Se a un veneziano
del '600 fosse stato predetto l'avvento di un'epoca in cui l'acqua
del mare, introducendosi copiosa nei porti, avrebbe infine
liberato la laguna di fanghi, canneti e paludi, quel veneziano
avrebbe esultato di gioia, potendo immaginare il termine di una
lotta e di un'ossessione contro la quale sembrava non esserci
soluzione. Non più canali invasi dal fango, non più dissanguanti
campagne per l'escavazione di fondali che di giorno in giorno
lievitavano verso la superficie, non più imbarcazioni arenate su
scanni e dossi di mota o bastimenti in attesa dell'alta marea per
transitare attraverso porti dal corso via via sempre più sinuoso
e contorto.
La laguna ideale
sognata da quel veneziano d'epoca barocca, che nel commercio e
nella navigazione aveva la sua prima fonte di ricchezza era ricca
di acque limpide e scorrenti veloci in canali rettilinei e di
fondale sicuro, poiché la velocità sostenuta delle correnti di
marea è la prima condizione per l'automantenimento delle vie
d'acqua, applicazione della massima secondo cui "gran porto
fa gran laguna", ma fa anche la salute dell'aria e della città.
Finalmente la laguna liberata dai perniciosi canneti e dalle
paludi nelle quali si annida e cova il nemico da abbattere, il
fango che qui ha fatto la propria residenza, e da dove
silenziosamente parte verso la città stessa stringendola in una
morsa soffocante e paralizzante.
Il problema
principale per il cittadino e commerciante veneziano del XVII
secolo, e ancor più per quello del secolo dei lumi, non era nelle
acque alte, fenomeno occasionale e di scarsa incidenza economica,
ma quello opposto dei fanghi alti e sempre più alti e
ingombranti, cui un'opera continua e disperata di escavazione non
riesciva a far fronte. Ingenti risorse economiche erano destinate
alla liberazione del fango dai canali, lotta e nemico che impegnò
la Serenissima quasi più della guerra contro i turchi.
Nell'idraulica
secentesca il fango figurava occludere - come vuole la
tradizionale analogia laguna/corpo umano - le vene e le arterie
del sistema circolatorio dei canali, dilatando ed espandendo
oltremisura la laguna morta (regno dell'acqua dolce e della
palude) a scapito della viva (animata dal moto benefico delle
acque salse). Ma emboli di sabbia erano generati anche dal mare
che nell'azione di erosione lungo le spiagge trasportava il
proprio carico e lo depositava attorno alle bocche di porto in un
arabesco di banchi sabbiosi e "scani" in perpetuo
movimento.
Mentre si
continuava velleitariamente a cavare fango con "edifici"

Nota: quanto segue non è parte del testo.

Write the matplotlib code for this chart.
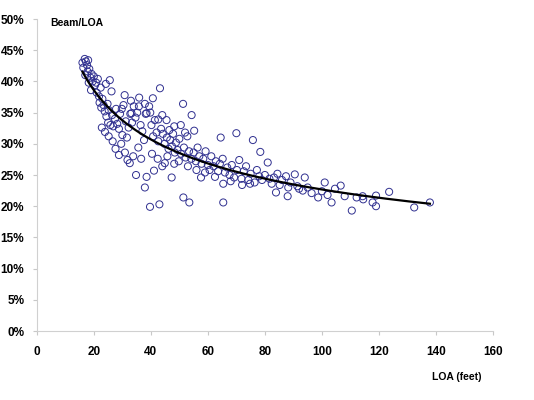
import numpy as np
import matplotlib
matplotlib.use("Agg")
import matplotlib.pyplot as plt
from matplotlib.ticker import FuncFormatter

plt.rcParams['font.family'] = ['Liberation Sans', 'DejaVu Sans']

# Boat length overall (feet) and beam/LOA ratio (%)
loa = [
    16.0, 16.3, 16.8, 17.2, 17.6, 18.0, 17.0, 17.8, 18.4, 18.8, 19.2, 19.6, 20.0, 20.4, 18.2, 19.0,
    20.8, 21.4, 21.0, 21.8, 22.4, 22.0, 22.6, 23.0, 23.4, 23.8, 24.2, 24.4, 24.8, 25.2, 25.6, 26.2,
    25.0, 25.8, 26.4, 26.8, 27.4, 27.8, 28.2, 28.8, 29.2, 29.8, 30.4, 30.8, 31.2, 30.0, 31.6, 32.2,
    32.8, 33.4, 34.0, 34.6, 35.2, 35.9, 36.4, 37.0, 37.6, 38.2, 39.4, 40.7, 39.8, 40.2, 40.8, 41.4,
    42.0, 42.6, 43.2, 43.6, 44.2, 44.8, 45.5, 45.6, 46.2, 46.8, 47.4, 47.8, 48.4, 48.8, 49.4, 50.0,
    50.6, 51.3, 51.6, 52.2, 52.8, 53.4, 54.3, 55.2, 54.2, 55.0, 55.8, 56.4, 57.0, 57.8, 58.4, 59.2,
    60.0, 60.6, 61.2, 62.0, 62.8, 64.5, 63.6, 64.2, 65.2, 66.0, 66.8, 67.6, 68.4, 70.0, 69.2, 70.2,
    71.0, 71.8, 72.6, 73.4, 74.2, 75.0, 75.8, 76.4, 77.2, 78.4, 78.0, 79.0, 80.0, 81.0, 81.6, 82.4,
    83.2, 84.4, 85.2, 86.0, 87.4, 88.2, 89.0, 90.5, 91.4, 92.0, 93.3, 94.0, 95.0, 96.4, 98.7, 100.0,
    101.0, 102.0, 103.4, 104.6, 106.6, 108.0, 110.5, 112.2, 114.3, 114.5, 117.8, 119.0, 119.0, 123.6,
    132.4, 137.9,
    23.9, 22.8, 25.2, 26.6, 27.6, 28.8, 29.6, 30.9, 31.8, 32.6, 33.8, 34.8, 35.6, 36.6, 37.9, 38.5,
    39.7, 40.4, 41.1, 42.4, 43.0, 44.0, 44.9, 45.8, 47.3, 48.2, 49.8, 51.4, 53.5, 53.0, 56.0, 57.6,
    59.0, 62.5, 65.4, 65.4, 68.0, 72.0, 74.8, 83.9, 88.0,
    33.0, 37.9, 35.8, 38.5, 33.2, 42.6, 48.2, 52.0, 46.5, 44.0, 50.5,
]
beam_ratio = [
    43.0, 42.2, 43.6, 43.2, 42.6, 43.4, 41.0, 41.6, 42.0, 40.6, 41.2, 40.0, 40.8, 39.4, 39.8, 38.6,
    39.8, 40.4, 38.2, 37.6, 39.0, 36.6, 35.8, 37.2, 36.2, 35.2, 39.6, 34.4, 36.4, 35.4, 40.2, 38.4,
    33.4, 33.0, 34.6, 32.8, 34.0, 35.6, 33.2, 32.4, 34.8, 35.6, 36.2, 37.8, 33.6, 31.4, 31.0, 32.6,
    34.8, 33.4, 36.0, 34.2, 35.0, 37.4, 33.0, 32.0, 30.6, 34.8, 36.0, 37.3, 35.0, 33.0, 31.2, 33.8,
    31.8, 30.4, 38.9, 32.4, 31.6, 30.0, 33.8, 31.0, 29.2, 30.6, 29.6, 31.6, 28.6, 30.2, 29.0, 30.8,
    28.4, 36.4, 29.4, 27.8, 31.2, 28.8, 34.6, 32.1, 27.6, 28.6, 27.2, 29.4, 28.0, 26.8, 27.6, 28.8,
    26.6, 25.8, 28.0, 26.4, 27.2, 31.0, 25.6, 26.8, 27.6, 25.4, 26.2, 25.0, 26.6, 31.7, 24.6, 25.8,
    27.4, 24.4, 25.6, 26.4, 24.2, 25.2, 30.6, 23.8, 25.8, 28.7, 24.8, 24.2, 25.0, 27.0, 24.4, 23.6,
    24.6, 25.2, 23.4, 24.2, 24.8, 23.0, 23.8, 25.1, 23.2, 22.8, 22.5, 24.6, 23.0, 22.1, 21.4, 22.4,
    23.8, 21.8, 20.6, 22.8, 23.3, 21.6, 19.3, 21.4, 21.6, 21.1, 20.6, 21.7, 20.0, 22.3,
    19.8, 20.6,
    31.9, 32.6, 31.2, 30.4, 29.2, 28.2, 30.0, 28.6, 27.4, 26.9, 28.0, 25.0, 29.4, 27.6, 23.0, 24.7,
    19.9, 28.4, 25.7, 27.6, 20.3, 26.4, 26.9, 28.0, 24.6, 26.8, 27.2, 21.4, 20.6, 26.4, 25.8, 24.6,
    25.4, 24.7, 23.6, 20.6, 24.0, 23.4, 23.6, 22.2, 21.6,
    36.9, 36.4, 36.0, 34.9, 34.9, 33.9, 32.8, 31.8, 32.2, 34.6, 33.0,
]

x_ticks = [0, 20, 40, 60, 80, 100, 120, 140, 160]
y_ticks = [0, 5, 10, 15, 20, 25, 30, 35, 40, 45, 50]

x = np.array(loa)
y = np.array(beam_ratio)

fig = plt.figure(figsize=(5.34, 4.0), dpi=100)
ax = fig.add_axes([0.069, 0.1725, 0.854, 0.78])

ax.scatter(x, y, s=26, facecolors='none', edgecolors='#303090', linewidths=0.7, zorder=2)

# Power trendline fitted to the data
b, loga = np.polyfit(np.log(x), np.log(y), 1)
xs = np.linspace(x.min(), x.max(), 200)
ax.plot(xs, np.exp(loga) * xs ** b, color='black', lw=1.6, zorder=3)

ax.set_xlim(0, 160)
ax.set_ylim(0, 50)
ax.set_xticks(x_ticks)
ax.set_yticks(y_ticks)
ax.yaxis.set_major_formatter(FuncFormatter(lambda v, p: f"{v:.0f}%"))
for lab in ax.get_xticklabels() + ax.get_yticklabels():
    lab.set_fontweight('bold')
    lab.set_fontsize(8.5)
ax.tick_params(axis='both', colors='#c8c8c8', length=3, width=0.8, labelcolor='black')
ax.tick_params(axis='x', pad=8)
ax.tick_params(axis='y', pad=6)
for s in ['top', 'right']:
    ax.spines[s].set_visible(False)
for s in ['left', 'bottom']:
    ax.spines[s].set_color('#d0d0d0')
    ax.spines[s].set_linewidth(0.8)

fig.text(50 / 534, 1 - 23 / 400, 'Beam/LOA', fontsize=7.5, fontweight='bold', va='center', ha='left')
fig.text(481 / 534, 1 - 377 / 400, 'LOA (feet)', fontsize=7.5, fontweight='bold', va='center', ha='right')

fig.savefig('out.png', dpi=100)
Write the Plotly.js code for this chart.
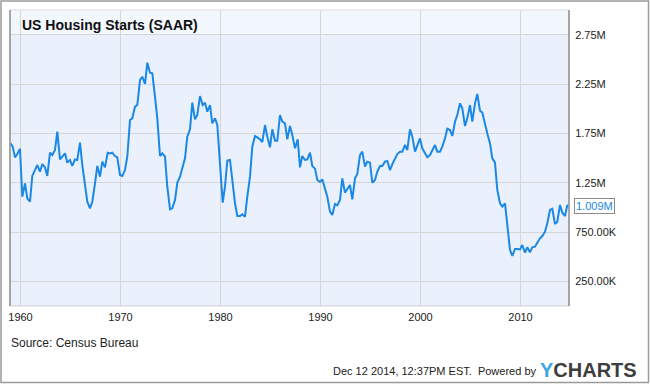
<!DOCTYPE html>
<html>
<head>
<meta charset="utf-8">
<script src="https://cdn.plot.ly/plotly-3.0.1.min.js"></script>
<style>html,body{margin:0;padding:0;background:#fff;}#chart{width:650px;height:384px;}</style>
</head>
<body>
<div id="chart"></div>
<script>
// US Housing Starts (SAAR), thousands of units
const years = [
1959.0,1959.22,1959.45,1959.68,1959.95,1960.18,1960.45,1960.68,1960.95,1961.18,1961.45,1961.68,1961.95,
1962.18,1962.45,1962.68,1962.95,1963.18,1963.45,1963.68,1963.95,1964.18,1964.45,1964.68,1964.95,
1965.18,1965.45,1965.68,1965.95,1966.18,1966.45,1966.68,1966.95,1967.18,1967.45,1967.68,1967.95,
1968.18,1968.45,1968.72,1968.95,1969.18,1969.45,1969.68,1969.95,1970.18,1970.45,1970.68,1970.95,
1971.18,1971.45,1971.68,1971.95,1972.18,1972.45,1972.68,1972.95,1973.18,1973.45,1973.68,1973.95,
1974.18,1974.45,1974.68,1974.95,1975.18,1975.45,1975.68,1975.95,1976.18,1976.45,1976.68,1976.95,
1977.18,1977.45,1977.68,1977.95,1978.22,1978.45,1978.68,1978.95,1979.18,1979.45,1979.68,1979.95,
1980.22,1980.45,1980.68,1980.95,1981.18,1981.45,1981.68,1981.95,1982.18,1982.45,1982.68,1982.95,
1983.18,1983.45,1983.68,1983.95,1984.18,1984.45,1984.68,1984.95,1985.18,1985.45,1985.68,1985.95,
1986.18,1986.45,1986.68,1986.95,1987.18,1987.45,1987.72,1987.95,1988.18,1988.45,1988.68,1988.95,
1989.18,1989.45,1989.68,1989.95,1990.18,1990.45,1990.68,1990.95,1991.18,1991.45,1991.68,1991.95,
1992.18,1992.45,1992.68,1992.95,1993.18,1993.45,1993.68,1993.95,1994.18,1994.45,1994.68,1994.95,
1995.18,1995.45,1995.68,1995.95,1996.18,1996.45,1996.68,1996.95,1997.22,1997.45,1997.68,1997.95,
1998.18,1998.45,1998.68,1998.95,1999.18,1999.45,1999.68,1999.95,2000.18,2000.45,2000.68,2000.95,
2001.18,2001.45,2001.68,2001.95,2002.18,2002.45,2002.68,2002.95,2003.18,2003.45,2003.68,2003.95,
2004.18,2004.45,2004.68,2004.95,2005.18,2005.45,2005.68,2005.95,2006.18,2006.45,2006.72,2006.95,
2007.18,2007.45,2007.68,2007.95,2008.18,2008.45,2008.68,2008.95,2009.18,2009.45,2009.68,2009.95,
2010.18,2010.45,2010.68,2010.95,2011.18,2011.45,2011.68,2011.95,2012.18,2012.45,2012.68,2012.95,
2013.18,2013.45,2013.68,2013.95,2014.18,2014.45,2014.68,2014.75
];
const startsK = [
1649,1615,1507,1540,1594,1108,1243,1091,1057,1318,1378,1429,1361,
1439,1405,1318,1554,1530,1581,1767,1486,1513,1547,1453,1480,
1419,1486,1480,1655,1429,1209,1057,990,1057,1243,1419,1311,
1463,1405,1554,1547,1554,1520,1507,1328,1318,1378,1513,1885,
1902,2020,2037,2290,2324,2250,2466,2365,2358,2121,1902,1520,
1547,1513,1209,980,990,1074,1250,1311,1412,1497,1716,1791,
2061,1892,1936,2128,2037,2061,1970,2037,1851,1902,1834,1446,
1047,1209,1473,1480,1243,1041,912,912,929,905,1108,1311,
1615,1723,1709,1689,1662,1834,1716,1608,1791,1676,1676,1936,
1868,1851,1689,1824,1733,1598,1689,1405,1520,1480,1486,1554,
1419,1392,1277,1257,1284,1176,1108,956,922,1034,1020,1074,
1294,1149,1182,1226,1081,1294,1338,1530,1564,1412,1463,1453,
1250,1277,1361,1419,1419,1463,1470,1378,1446,1497,1540,1564,
1564,1632,1581,1791,1716,1564,1632,1699,1598,1547,1507,1530,
1581,1632,1564,1564,1615,1699,1797,1784,1723,1868,1936,2054,
2004,1824,1902,2037,1868,2054,2149,1980,1960,1835,1733,1649,
1497,1453,1176,1041,1007,1041,838,568,507,578,578,574,
618,541,595,544,595,601,642,686,709,753,838,973,
986,831,854,1024,946,912,1024,1009
];
const yTickVals = [250, 750, 1250, 1750, 2250, 2750];
const yTickText = ["250.00K", "750.00K", "1.25M", "1.75M", "2.25M", "2.75M"];
const xTickVals = [1960, 1970, 1980, 1990, 2000, 2010];
const xTickText = ["1960", "1970", "1980", "1990", "2000", "2010"];
const lastLabel = "1.009M";

const FONT = "Liberation Sans, Arial, sans-serif";
// paper helpers (plot area 10..569 x 10..306)
const px = v => (v - 10) / 559;
const py = v => (306 - v) / 296;

const trace = {
  x: years, y: startsK, type: "scatter", mode: "lines",
  line: {color: "#1a88e4", width: 2}, hoverinfo: "skip"
};

const layout = {
  width: 650, height: 384,
  margin: {l: 10, r: 81, t: 10, b: 78, pad: 0},
  paper_bgcolor: "#ffffff",
  plot_bgcolor: "#eaf1fc",
  showlegend: false,
  font: {family: FONT, size: 11, color: "#333"},
  xaxis: {
    range: [1958.95, 2014.85], tickvals: xTickVals, ticktext: xTickText,
    showgrid: true, gridcolor: "#d6d6d6", gridwidth: 1, zeroline: false,
    ticks: "outside", ticklen: 1, tickcolor: "rgba(0,0,0,0)",
    tickfont: {family: FONT, size: 11, color: "#222"}, showline: false, fixedrange: true
  },
  yaxis: {
    side: "right", range: [0, 3000], tickvals: yTickVals, ticktext: yTickText,
    showgrid: true, gridcolor: "#d6d6d6", gridwidth: 1, zeroline: false,
    ticks: "outside", ticklen: 3, tickcolor: "rgba(0,0,0,0)",
    tickfont: {family: FONT, size: 11, color: "#222"}, showline: false, fixedrange: true
  },
  shapes: [
    {type: "rect", xref: "paper", yref: "paper", x0: 0, x1: 1, y0: py(35), y1: 1,
     fillcolor: "#f3f7fe", line: {width: 0}, layer: "below"},
    {type: "line", xref: "paper", yref: "paper", x0: 0, x1: 1, y0: 1, y1: 1,
     line: {color: "#dcdcdc", width: 1}},
    {type: "line", xref: "paper", yref: "paper", x0: 0, x1: 1, y0: 0, y1: 0,
     line: {color: "#cfcfcf", width: 1}},
    {type: "line", xref: "paper", yref: "paper", x0: 0, x1: 0, y0: 0, y1: 1,
     line: {color: "#8a8a8a", width: 1.5}},
    {type: "line", xref: "paper", yref: "paper", x0: 1, x1: 1, y0: 0, y1: 1,
     line: {color: "#8a8a8a", width: 1.5}},
    {type: "rect", xref: "paper", yref: "paper", x0: px(1), x1: px(648.5), y0: py(382.5), y1: py(1),
     fillcolor: "rgba(0,0,0,0)", line: {color: "#9a9a9a", width: 1.5}}
  ],
  annotations: [
    {xref: "paper", yref: "paper", x: px(20), y: py(25), xanchor: "left", yanchor: "middle",
     text: "<b>US Housing Starts (SAAR)</b>", showarrow: false,
     font: {family: FONT, size: 14, color: "#111"}},
    {xref: "paper", yref: "y", x: px(574), y: startsK[startsK.length - 1], xanchor: "left", yanchor: "middle",
     text: lastLabel, showarrow: false, bgcolor: "#ffffff", bordercolor: "#8a8a8a", borderwidth: 1, borderpad: 1,
     font: {family: FONT, size: 11, color: "#1a88e4"}},
    {xref: "paper", yref: "paper", x: px(9), y: py(343), xanchor: "left", yanchor: "middle",
     text: "Source: Census Bureau", showarrow: false,
     font: {family: FONT, size: 12, color: "#222"}},
    {xref: "paper", yref: "paper", x: px(539), y: py(371), xanchor: "right", yanchor: "middle",
     text: "Dec 12 2014, 12:37PM EST.  Powered by", showarrow: false,
     font: {family: FONT, size: 11, color: "#222"}},
    {xref: "paper", yref: "paper", x: px(538), y: py(370), xanchor: "left", yanchor: "middle",
     text: "<b><span style=\"color:#3aa7e0\">Y</span>CHARTS</b>", showarrow: false,
     font: {family: FONT, size: 20, color: "#3d3d3d"}}
  ]
};

Plotly.newPlot("chart", [trace], layout, {displayModeBar: false, staticPlot: true});
</script>
</body>
</html>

sempre più perfezionati, vi era chi consigliava di dividere
drasticamente in due la laguna, sì da separare le acque dolci
dalle salse, la laguna morta dalla viva, con un canale orizzontale
da nord verso sud, o con una lunga palificata. Di segno contrario
invece l'opera, attuata nei primi anni del Seicento, dei
cosiddetti tagli Garzoni (dal nome del sovrintendente ai lavori),
aperture praticate lungo le barene e le paludi per vivificare la
laguna morta e aprirla allo scorrere liberatorio delle acque,
intervento nel quale furono impiegati centinaia di "guastadori"
fatti giungere dalla terraferma. Secondo il parere degli idraulici
più avveduti del tempo i tagli Garzoni peggiorarono la
situazione. Non restava dunque che scavare a oltranza badando a
depositare i fanghi da smaltire il più possibile lontano dalla
costa.
La storia ci
porta al tempo in cui la guerra contro l'interrimento è stata
vinta. Nel breve giro di qualche decennio il corso della laguna ha
preso però un segno contrario. Il fango è stato estromesso, il
mare ne ha occupato il posto. Il cittadino tardo-rinascimentale
della Repubblica di San Marco guarderebbe ora con sgomento le
fondamenta cittadine attorniate da vortici, i marmi e i mattoni
percossi da onde e sfregati da correnti impetuose, nuova e diversa
ma assai più pericolosa morsa d'acqua.